Strategi terbaik untuk meningkatkan swasembada adalah mempromosikan produktivitas pertanian. Langkah ini mampu menekan laju impor tanpa menaikkan harga pangan. Dengan begitu, ia bisa menghindari konflik sekaligus mengentaskan kemiskinan.
Lebih lanjut, Deputi Bidang Kebijakan dan Pembangunan Badan Riset dan Inovasi Nasional (BRIN), Mego Pinandito, menyampaikan bahwa swasembada pangan merupakan bagian penting untuk mencapai ketahanan dan kedaulatan pangan. Solusi untuk pencapaian itu adalah dengan meningkatkan produksi pangan lokal.
“Mengembangkan pangan lokal sesuai dengan karakteristik setiap wilayah akan menjadi kekuatan kita untuk mengantisipasi krisis pangan,” ungkap Mego dilansir dari situs resmi BRIN.
Potensi sumber daya pangan lokal yang besar dan keanekaragaman hayati yang tinggi di Indonesia memungkinkan untuk mendukung penyediaan pangan yang beragam dan berkualitas. Untuk itu diperlukan kebijakan bagaimana komoditas pangan lokal tersebut dapat ditingkatkan produksinya termasuk diversifikasi, ketersediaan dan kemudahan akses pasarnya.
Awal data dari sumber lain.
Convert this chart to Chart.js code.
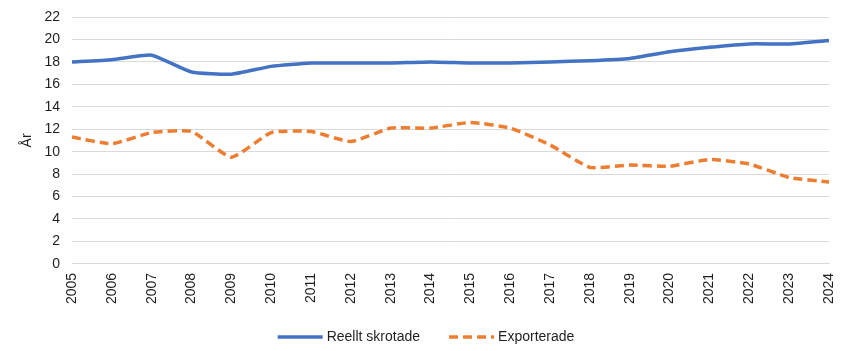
<!DOCTYPE html>
<html>
<head>
<meta charset="utf-8">
<script src="https://cdn.jsdelivr.net/npm/chart.js@4/dist/chart.umd.min.js"></script>
<style>
html,body{margin:0;padding:0;background:#fff;}
#wrap{width:848px;height:351px;}
</style>
</head>
<body>
<div id="wrap"><canvas id="c" width="848" height="351"></canvas></div>
<script>
const years = ["2005","2006","2007","2008","2009","2010","2011","2012","2013","2014","2015","2016","2017","2018","2019","2020","2021","2022","2023","2024"];
const reelltSkrotade = [18.0,18.2,18.6,17.1,16.9,17.6,17.9,17.9,17.9,18.0,17.9,17.9,18.0,18.1,18.3,18.9,19.3,19.6,19.6,19.9];
const exporterade = [11.3,10.7,11.7,11.8,9.5,11.7,11.8,10.9,12.1,12.1,12.6,12.1,10.6,8.6,8.8,8.7,9.3,8.9,7.7,7.3];
const yTicks = [0,2,4,6,8,10,12,14,16,18,20,22];

const fontFamily = "'Liberation Sans', Arial, sans-serif";
const font = {family: fontFamily, size: 14};
const textColor = '#1f1f1f';

const bottomLegend = {
  id: 'bottomLegend',
  afterDraw(chart) {
    const ctx = chart.ctx;
    const ds = chart.data.datasets;
    const sample = 45, gapText = 4, gapItem = 29;
    ctx.save();
    ctx.font = '14px ' + fontFamily;
    const widths = ds.map(d => sample + gapText + ctx.measureText(d.label).width);
    const total = widths.reduce((a, b) => a + b, 0) + gapItem * (ds.length - 1);
    let x = chart.width / 2 + 2 - total / 2;
    const y = 337;
    ds.forEach((d, i) => {
      ctx.beginPath();
      ctx.strokeStyle = d.borderColor;
      ctx.lineWidth = 3.5;
      ctx.setLineDash(d.borderDash || []);
      ctx.moveTo(x, y);
      ctx.lineTo(x + sample, y);
      ctx.stroke();
      ctx.setLineDash([]);
      ctx.fillStyle = textColor;
      ctx.textBaseline = 'middle';
      ctx.textAlign = 'left';
      ctx.fillText(d.label, x + sample + gapText, y);
      x += widths[i] + gapItem;
    });
    ctx.restore();
  }
};

new Chart(document.getElementById('c'), {
  type: 'line',
  data: {
    labels: years,
    datasets: [
      {label: 'Reellt skrotade', data: reelltSkrotade, borderColor: '#4472C4', backgroundColor: '#4472C4', borderWidth: 3.5, pointRadius: 0, tension: 0.15, fill: false},
      {label: 'Exporterade', data: exporterade, borderColor: '#ED7D31', backgroundColor: '#ED7D31', borderWidth: 3.5, borderDash: [9,5], pointRadius: 0, tension: 0.15, fill: false}
    ]
  },
  plugins: [bottomLegend],
  options: {
    responsive: false,
    animation: false,
    layout: {padding: {left: 19, right: 19, top: 17, bottom: 38}},
    plugins: {
      legend: {display: false},
      tooltip: {enabled: false}
    },
    scales: {
      x: {
        offset: false,
        afterFit: (s) => { s.paddingLeft = 0; s.paddingRight = 0; },
        grid: {display: false, drawTicks: false},
        border: {display: true, color: '#d9d9d9'},
        ticks: {color: textColor, font: font, minRotation: 90, maxRotation: 90, autoSkip: false, padding: 9}
      },
      y: {
        min: 0, max: 22,
        afterBuildTicks: (ax) => { ax.ticks = yTicks.map(v => ({value: v})); },
        afterFit: (s) => { s.width = 53; s.paddingTop = 0; s.paddingBottom = 0; },
        grid: {color: '#d9d9d9', drawTicks: false},
        border: {display: false},
        ticks: {color: textColor, font: font, padding: 12},
        title: {display: true, text: 'År', color: textColor, font: font, padding: {top: 0, bottom: 0}}
      }
    }
  }
});
</script>
</body>
</html>
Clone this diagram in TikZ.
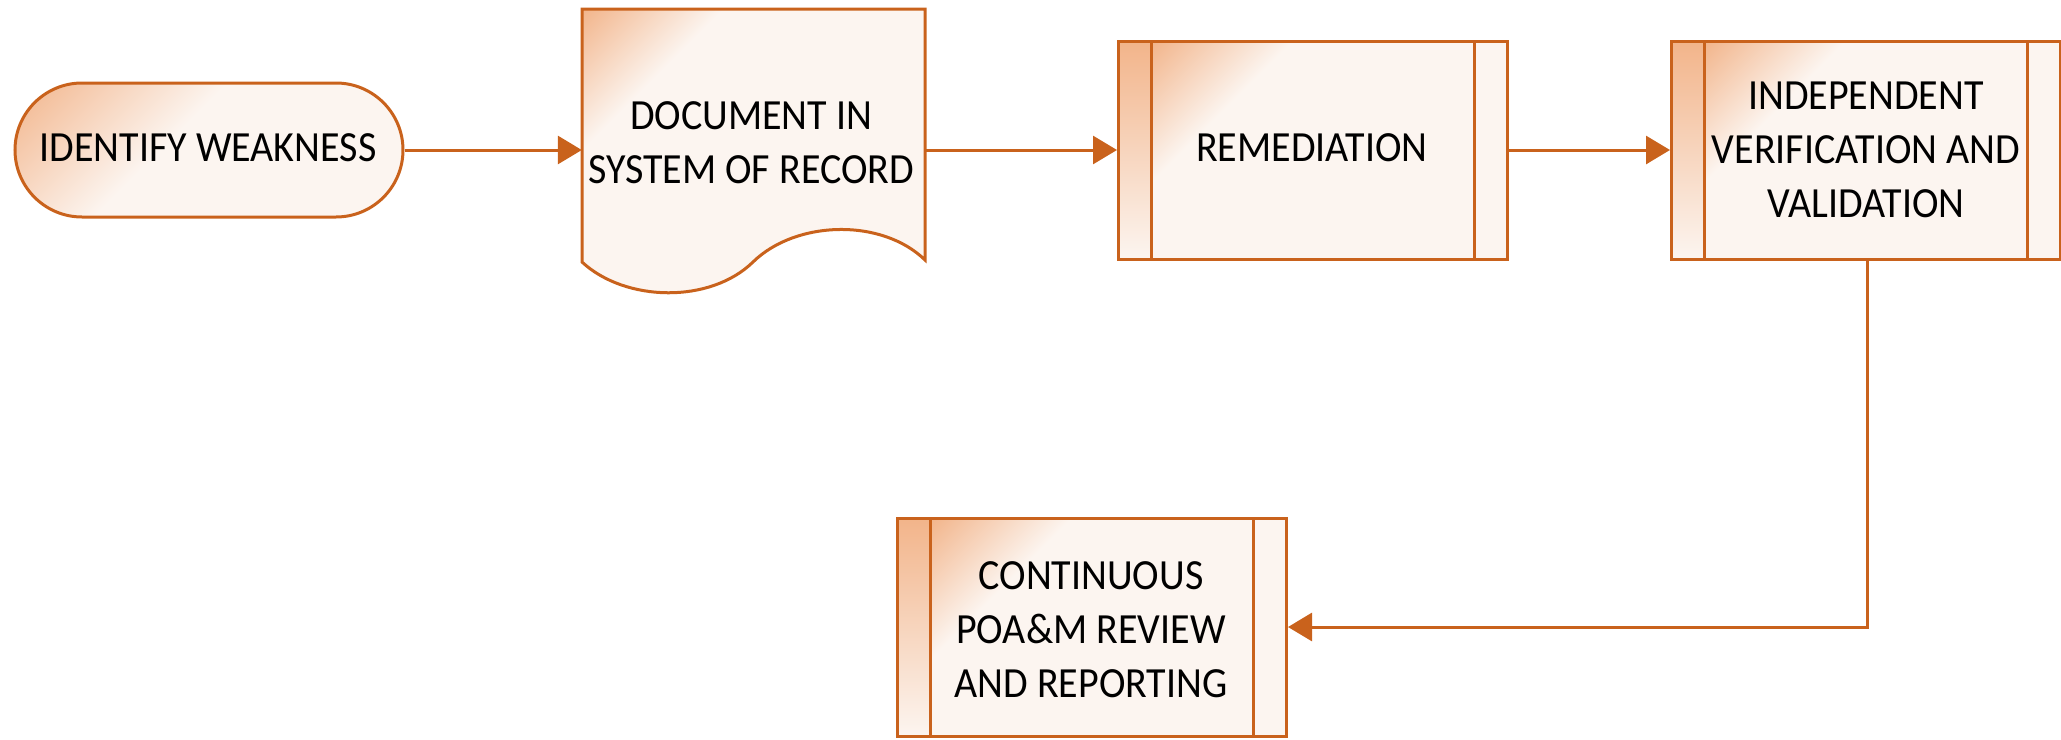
\documentclass[tikz,border=0pt]{standalone}
\usepackage{fontspec}
\setmainfont{Carlito}[FakeStretch=0.93]
\usetikzlibrary{arrows.meta,calc}
\definecolor{lineor}{HTML}{C9621C}
\definecolor{gbase}{HTML}{FCF5F0}
\definecolor{gor}{HTML}{F2B48A}
\newcommand{\mycornerfade}[2]{%
  \coordinate (cfc) at ([xshift=#1]path picture bounding box.north west);
  \begin{scope}[transform canvas={rotate around={-45:(cfc)}}]
    \shade[left color=gor, right color=gbase] ([shift={(0pt,-400pt)}]cfc) rectangle ([shift={(#2,400pt)}]cfc);
  \end{scope}}
\begin{document}
\begin{tikzpicture}[x=1pt,y=-1pt,
  lbl/.style={font=\fontsize{43}{54}\selectfont, align=center, text=black},
  flow/.style={draw=lineor, line width=3pt, -{Triangle[length=24pt,width=28pt]}},
  termbox/.style={draw=lineor, fill=gbase, line width=3pt, rounded corners=67pt, minimum width=388pt, minimum height=134pt, inner sep=0pt,
    path picture={\mycornerfade{0pt}{150pt}}},
  docshape/.style={draw=lineor, fill=gbase, line width=3pt, path picture={\mycornerfade{0pt}{100pt}}},
  procbox/.style={draw=lineor, fill=gbase, line width=3pt, minimum width=389pt, minimum height=218pt, inner sep=0pt,
    path picture={
      \mycornerfade{33pt}{100pt}
      \shade[top color=gor, bottom color=gbase] (path picture bounding box.north west) rectangle ([xshift=33pt]path picture bounding box.south west);
      \draw[lineor, line width=3pt] ([xshift=33pt]path picture bounding box.north west) -- ([xshift=33pt]path picture bounding box.south west);
      \draw[lineor, line width=3pt] ([xshift=-33pt]path picture bounding box.north east) -- ([xshift=-33pt]path picture bounding box.south east);
    }},
  ghost/.style={inner sep=0pt}
]
\useasboundingbox (0,0) rectangle (2061,739);

% terminal
\node[termbox] (term) at (209,150) {};
\node[lbl] (termtext) at (208,148) {IDENTIFY WEAKNESS};

% document shape
\path[docshape]
  (582,9) -- (925,9) -- (925,260) .. controls (882,218) and (796,220) .. (753,262)
  .. controls (710,304) and (625,302) .. (582,262) -- cycle;
\node[ghost, minimum width=343pt, minimum height=253pt] (doc) at (753.5,135.5) {};
\node[lbl] (doctext) at (751,143) {DOCUMENT IN\\SYSTEM OF RECORD};

% process boxes
\node[procbox] (rem) at (1313,150) {};
\node[lbl] (remtext) at (1312,148) {REMEDIATION};

\node[procbox] (ivv) at (1866,150) {};
\node[lbl] (ivvtext) at (1866,150) {INDEPENDENT\\VERIFICATION AND\\VALIDATION};

\node[procbox] (cont) at (1092,627) {};
\node[lbl] (conttext) at (1091,630) {CONTINUOUS\\POA\&M REVIEW\\AND REPORTING};

% connectors
\draw[flow] (term.east) -- (term.east -| doc.west);
\draw[flow] (doc.east |- rem.west) -- (rem.west);
\draw[flow] (rem.east) -- (ivv.west);
\coordinate (bend) at (1867,627);
\draw[flow] (bend |- ivv.south) -- (bend) -- (cont.east);
\end{tikzpicture}
\end{document}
Kendati demikian, upaya pemerintah untuk meningkatkan produktivitas keanekaragaman hayati lokal acap kali gagal. Sebagai contohnya proyek lumbung pangan nasional (food estate program) yang dikembangkan di Kalimantan Tengah.
Di Gunung Mas, Kalimantan Tengah, 760 hektare hutan hujan dibabat menjadi kebun singkong. Namun setelah setahun hasil panen singkong kurang produktif. Umbi singkong tumbuh di atas karena tidak bisa menembus lapisan tanah.
Kemudian, pantauan Greenpeace, memperlihatkan kondisi proyek yang mangkrak, berbagai alat berat ditinggalkan, dan tak ada lagi kegiatan. Yang tersisa hanya hamparan hutan rusak. Belum lagi Greenpeace juga menemukan adanya dugaan penghamburan uang negara.